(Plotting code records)
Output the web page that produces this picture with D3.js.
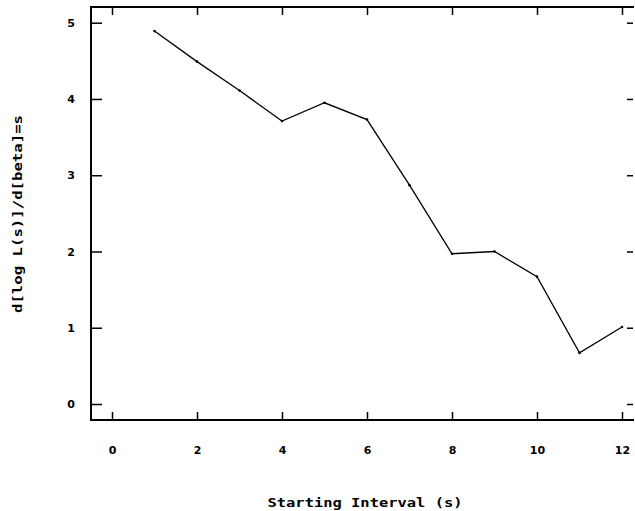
<!DOCTYPE html>
<html>
<head>
<meta charset="utf-8">
<script src="https://cdn.jsdelivr.net/npm/d3@7"></script>
<style>
  body { margin: 0; background: #fff; }
  svg { display: block; }
  .tick text { font-family: 'DejaVu Sans', sans-serif; font-weight: bold; font-size: 11px; fill: #000; }
  .axisLabel { font-family: 'DejaVu Sans Mono', monospace; font-weight: bold; font-size: 12px; fill: #000; }
</style>
</head>
<body>
<script>
// data
var intervals = [1, 2, 3, 4, 5, 6, 7, 8, 9, 10, 11, 12];
var derivValues = [4.89, 4.49, 4.11, 3.71, 3.95, 3.73, 2.87, 1.97, 2.0, 1.67, 0.67, 1.01];
var xTicks = [0, 2, 4, 6, 8, 10, 12];
var yTicks = [0, 1, 2, 3, 4, 5];

var width = 635, height = 511;
var frame = {left: 91, top: 7, right: 634, bottom: 420};

var svg = d3.select('body').append('svg')
  .attr('width', width)
  .attr('height', height);

var x = d3.scaleLinear().domain([0, 12]).range([112, 622]);
var y = d3.scaleLinear().domain([0, 5]).range([404, 22.7]);

// frame: left, top, bottom (no right line in the original)
svg.append('path')
  .attr('d', 'M' + frame.right + ',' + frame.top + 'H' + frame.left + 'V' + frame.bottom + 'H' + frame.right)
  .attr('fill', 'none')
  .attr('stroke', '#000')
  .attr('stroke-width', 2);

function styleAxis(g){
  g.select('.domain').remove();
  g.selectAll('.tick line').attr('stroke', '#000').attr('stroke-width', 1.5);
}

svg.append('g')
  .attr('transform', 'translate(0,' + frame.bottom + ')')
  .call(d3.axisBottom(x).tickValues(xTicks).tickSize(-8).tickPadding(26).tickFormat(d3.format('d')))
  .call(styleAxis);

svg.append('g')
  .attr('transform', 'translate(0,' + frame.top + ')')
  .call(d3.axisTop(x).tickValues(xTicks).tickSize(-8).tickFormat(''))
  .call(styleAxis);

svg.append('g')
  .attr('transform', 'translate(' + frame.left + ',0)')
  .call(d3.axisLeft(y).tickValues(yTicks).tickSize(-11).tickPadding(16).tickFormat(d3.format('d')))
  .call(styleAxis);

svg.append('g')
  .attr('transform', 'translate(' + (frame.right - 1) + ',0)')
  .call(d3.axisRight(y).tickValues(yTicks).tickSize(-6).tickFormat(''))
  .call(styleAxis);

var pts = intervals.map(function(d, i){ return [d, derivValues[i]]; });

svg.append('path')
  .datum(pts)
  .attr('d', d3.line().x(function(d){ return x(d[0]); }).y(function(d){ return y(d[1]); }))
  .attr('fill', 'none')
  .attr('stroke', '#000')
  .attr('stroke-width', 1.3);

svg.selectAll('.pt')
  .data(pts)
  .enter()
    .append('circle')
    .attr('class', 'pt')
    .attr('cx', function(d){ return x(d[0]); })
    .attr('cy', function(d){ return y(d[1]); })
    .attr('r', 1.3)
    .attr('fill', '#000');

svg.append('text')
  .attr('class', 'axisLabel')
  .attr('x', 365)
  .attr('y', 507)
  .attr('text-anchor', 'middle')
  .attr('textLength', 195)
  .attr('lengthAdjust', 'spacingAndGlyphs')
  .text('Starting Interval (s)');

svg.append('text')
  .attr('class', 'axisLabel')
  .attr('transform', 'translate(22,214) rotate(-90)')
  .attr('text-anchor', 'middle')
  .attr('textLength', 198)
  .attr('lengthAdjust', 'spacingAndGlyphs')
  .text('d[log L(s)]/d[beta]=s');
</script>
</body>
</html>
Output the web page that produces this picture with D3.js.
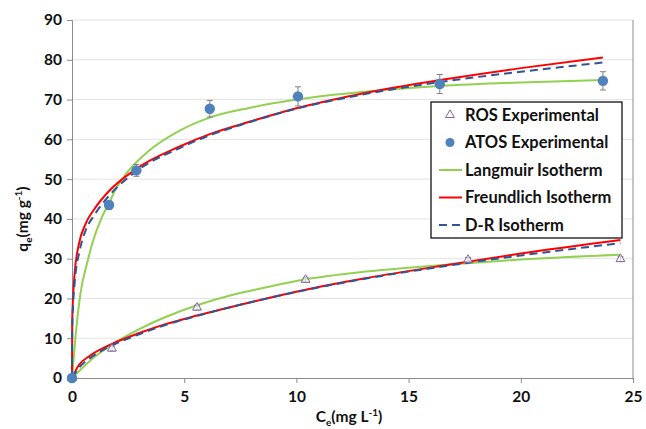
<!DOCTYPE html>
<html>
<head>
<meta charset="utf-8">
<script src="https://cdn.jsdelivr.net/npm/d3@7"></script>
<style>
  body { margin: 0; background: #fff; }
  svg { display: block; font-family: Lato, "Open Sans", sans-serif; font-weight: bold; }
</style>
</head>
<body>
<div id="chart"></div>
<script>
const width = 646;
const height = 429;
const margin = { top: 20, right: 13, bottom: 51, left: 72 };

// experimental points
const rosCe = [0, 1.78, 5.57, 10.41, 17.65, 24.44];
const rosQe = [0, 7.4, 17.7, 24.7, 29.7, 29.9];
const rosErr = [0, 0.6, 0.6, 0.6, 0.6, 0.6];

const atosCe = [0, 1.65, 2.87, 6.14, 10.07, 16.39, 23.66];
const atosQe = [0, 43.5, 52.2, 67.7, 70.8, 73.9, 74.7];
const atosErr = [0, 1.0, 1.5, 2.1, 2.4, 2.4, 2.3];

// model curves as [Ce, qe]
const atosLangmuir = [[0, 0], [0.15, 10], [0.37, 21], [0.7, 29.5], [0.94, 34.5], [1.3, 40], [1.65, 44],
  [2, 48], [2.5, 52], [3.4, 57], [4.8, 62.2], [6.1, 65.4], [7.9, 67.9], [10, 70], [13.9, 72.4],
  [16.4, 73.4], [20, 74.3], [23.66, 74.9]];
const atosFreundlich = [[0, 0], [0.01, 14], [0.05, 20.5], [0.12, 26.5], [0.3, 33.5], [0.6, 38.7],
  [1, 42.5], [1.65, 47], [2.87, 52.6], [4.8, 58.2], [6.14, 61.3], [7.9, 64.4], [10, 67.8],
  [13, 71.6], [16.39, 74.9], [20, 77.9], [23.66, 80.6]];
const atosDR = [[0, 0], [0.01, 12], [0.05, 18.5], [0.12, 24], [0.34, 32], [0.6, 37], [1, 41],
  [1.65, 45.8], [2.87, 52], [4.8, 57.8], [6.14, 61], [7.9, 64.3], [10, 67.7], [13, 71.3],
  [16.39, 74.4], [20, 77], [23.66, 79.3]];

const rosLangmuir = [[0, 0], [1, 5.3], [1.83, 8.6], [3, 12.3], [4.2, 15.4], [5.57, 18.3], [7, 20.7],
  [8.5, 22.6], [10.41, 24.8], [13, 26.7], [16.24, 28.3], [20, 29.8], [24.44, 31]];
const rosFreundlich = [[0, 0], [0.3, 3.2], [0.8, 5.6], [1.83, 8.7], [3, 11.3], [4.2, 13.6],
  [5.57, 15.7], [7.92, 19], [10.41, 22.2], [13, 25], [16.24, 28], [20, 31.3], [24.44, 34.7]];
const rosDR = [[0, 0], [0.3, 2.5], [0.8, 5], [1.83, 8.3], [3, 11], [4.2, 13.4], [5.57, 15.6],
  [7.92, 19], [10.41, 22.1], [13, 24.9], [16.24, 27.8], [20, 30.8], [24.44, 33.9]];

const xTicks = [0, 5, 10, 15, 20, 25];
const yTicks = [0, 10, 20, 30, 40, 50, 60, 70, 80, 90];

const legendItems = [
  { label: "ROS Experimental", type: "triangle" },
  { label: "ATOS Experimental", type: "circle" },
  { label: "Langmuir Isotherm", type: "line", color: "#92D050" },
  { label: "Freundlich Isotherm", type: "line", color: "#FF0000" },
  { label: "D-R Isotherm", type: "dash", color: "#2F5597" },
];

const svg = d3.select("#chart").append("svg")
  .attr("width", width)
  .attr("height", height);

const x = d3.scaleLinear().domain([0, 25]).range([margin.left, width - margin.right]);
const y = d3.scaleLinear().domain([0, 90]).range([height - margin.bottom, margin.top]);

const axisColor = "#8C8C8C";

// gridlines
svg.append("g")
  .selectAll("line")
  .data(yTicks.slice(1))
  .join("line")
  .attr("x1", x(0)).attr("x2", x(25))
  .attr("y1", d => y(d)).attr("y2", d => y(d))
  .attr("stroke", "#E3E3E3");

// right border
svg.append("line")
  .attr("x1", x(25)).attr("x2", x(25))
  .attr("y1", y(0)).attr("y2", y(90))
  .attr("stroke", axisColor);

// axes
const xAxis = svg.append("g")
  .attr("transform", `translate(0,${y(0)})`)
  .call(d3.axisBottom(x).tickValues(xTicks).tickSize(5).tickPadding(8));
const yAxis = svg.append("g")
  .attr("transform", `translate(${x(0)},0)`)
  .call(d3.axisLeft(y).tickValues(yTicks).tickSize(5).tickPadding(5));

[xAxis, yAxis].forEach(g => {
  g.select(".domain").attr("stroke", axisColor);
  g.selectAll(".tick line").attr("stroke", axisColor);
  g.selectAll(".tick text")
    .attr("fill", "#111")
    .style("font-size", "15.5px")
    .style("font-family", "Lato, sans-serif")
    .style("font-weight", "bold");
});

// axis titles
const xt = svg.append("text")
  .attr("x", 349).attr("y", 422)
  .attr("text-anchor", "middle")
  .style("font-size", "15.5px")
  .attr("fill", "#111");
xt.append("tspan").text("C");
xt.append("tspan").attr("dy", 4).style("font-size", "10px").text("e");
xt.append("tspan").attr("dy", -4).text("(mg L");
xt.append("tspan").attr("dy", -6).style("font-size", "10px").text("-1");
xt.append("tspan").attr("dy", 6).text(")");

const yt = svg.append("text")
  .attr("transform", "translate(28,219) rotate(-90)")
  .attr("text-anchor", "middle")
  .style("font-size", "15.5px")
  .attr("fill", "#111");
yt.append("tspan").text("q");
yt.append("tspan").attr("dy", 4).style("font-size", "10px").text("e");
yt.append("tspan").attr("dy", -4).text("(mg g");
yt.append("tspan").attr("dy", -6).style("font-size", "10px").text("-1");
yt.append("tspan").attr("dy", 6).text(")");

// curves
const line = d3.line()
  .x(d => x(d[0]))
  .y(d => y(d[1]))
  .curve(d3.curveMonotoneX);

const curves = [
  { data: rosLangmuir, color: "#92D050" },
  { data: atosLangmuir, color: "#92D050" },
  { data: rosFreundlich, color: "#FF0000" },
  { data: atosFreundlich, color: "#FF0000" },
  { data: rosDR, color: "#2F5597", dash: "8,5" },
  { data: atosDR, color: "#2F5597", dash: "8,5" },
];

svg.append("g")
  .selectAll("path")
  .data(curves)
  .join("path")
  .attr("d", d => line(d.data))
  .attr("fill", "none")
  .attr("stroke", d => d.color)
  .attr("stroke-width", 2)
  .attr("stroke-dasharray", d => d.dash || null);

// error bars
function errorBars(ce, qe, err) {
  const g = svg.append("g").attr("stroke", "#7F7F7F").attr("stroke-width", 1);
  const idx = d3.range(ce.length).filter(i => err[i] > 0);
  g.selectAll(".v").data(idx).join("line")
    .attr("x1", i => x(ce[i])).attr("x2", i => x(ce[i]))
    .attr("y1", i => y(qe[i] - err[i])).attr("y2", i => y(qe[i] + err[i]));
  [-1, 1].forEach(s => {
    g.selectAll(null).data(idx).join("line")
      .attr("x1", i => x(ce[i]) - 3).attr("x2", i => x(ce[i]) + 3)
      .attr("y1", i => y(qe[i] + s * err[i])).attr("y2", i => y(qe[i] + s * err[i]));
  });
}
errorBars(rosCe, rosQe, rosErr);
errorBars(atosCe, atosQe, atosErr);

// points
const tri = d3.symbol().type(d3.symbolTriangle).size(34);
svg.append("g")
  .selectAll("path")
  .data(d3.range(rosCe.length))
  .join("path")
  .attr("transform", i => `translate(${x(rosCe[i])},${y(rosQe[i])})`)
  .attr("d", tri)
  .attr("fill", "#fff")
  .attr("fill-opacity", 0.6)
  .attr("stroke", "#8064A2")
  .attr("stroke-width", 1);

svg.append("g")
  .selectAll("circle")
  .data(d3.range(atosCe.length))
  .join("circle")
  .attr("cx", i => x(atosCe[i]))
  .attr("cy", i => y(atosQe[i]))
  .attr("r", 5.2)
  .attr("fill", "#4F81BD");

// legend
const lg = svg.append("g").attr("transform", "translate(431,102)");
lg.append("rect")
  .attr("width", 191).attr("height", 136)
  .attr("fill", "#fff")
  .attr("stroke", "#111")
  .attr("stroke-width", 1.3);

const rowY = i => 13 + i * 27.5;
legendItems.forEach((d, i) => {
  const cy = rowY(i);
  if (d.type === "triangle") {
    lg.append("path")
      .attr("transform", `translate(19,${cy})`)
      .attr("d", tri)
      .attr("fill", "#fff")
      .attr("stroke", "#8064A2");
  } else if (d.type === "circle") {
    lg.append("circle").attr("cx", 19).attr("cy", cy).attr("r", 4.5).attr("fill", "#4F81BD");
  } else {
    lg.append("line")
      .attr("x1", 8).attr("x2", 31)
      .attr("y1", cy).attr("y2", cy)
      .attr("stroke", d.color)
      .attr("stroke-width", 2)
      .attr("stroke-dasharray", d.type === "dash" ? "8,5" : null);
  }
  lg.append("text")
    .attr("x", 34).attr("y", cy)
    .attr("dy", "0.36em")
    .style("font-size", "16.5px")
    .attr("fill", "#111")
    .text(d.label);
});
</script>
</body>
</html>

Do this.
Copy out every line of the listing that includes the string "picture".

Response to this exercise.
Output the web page that produces this picture with D3.js.
Output the web page that produces this picture with D3.js.

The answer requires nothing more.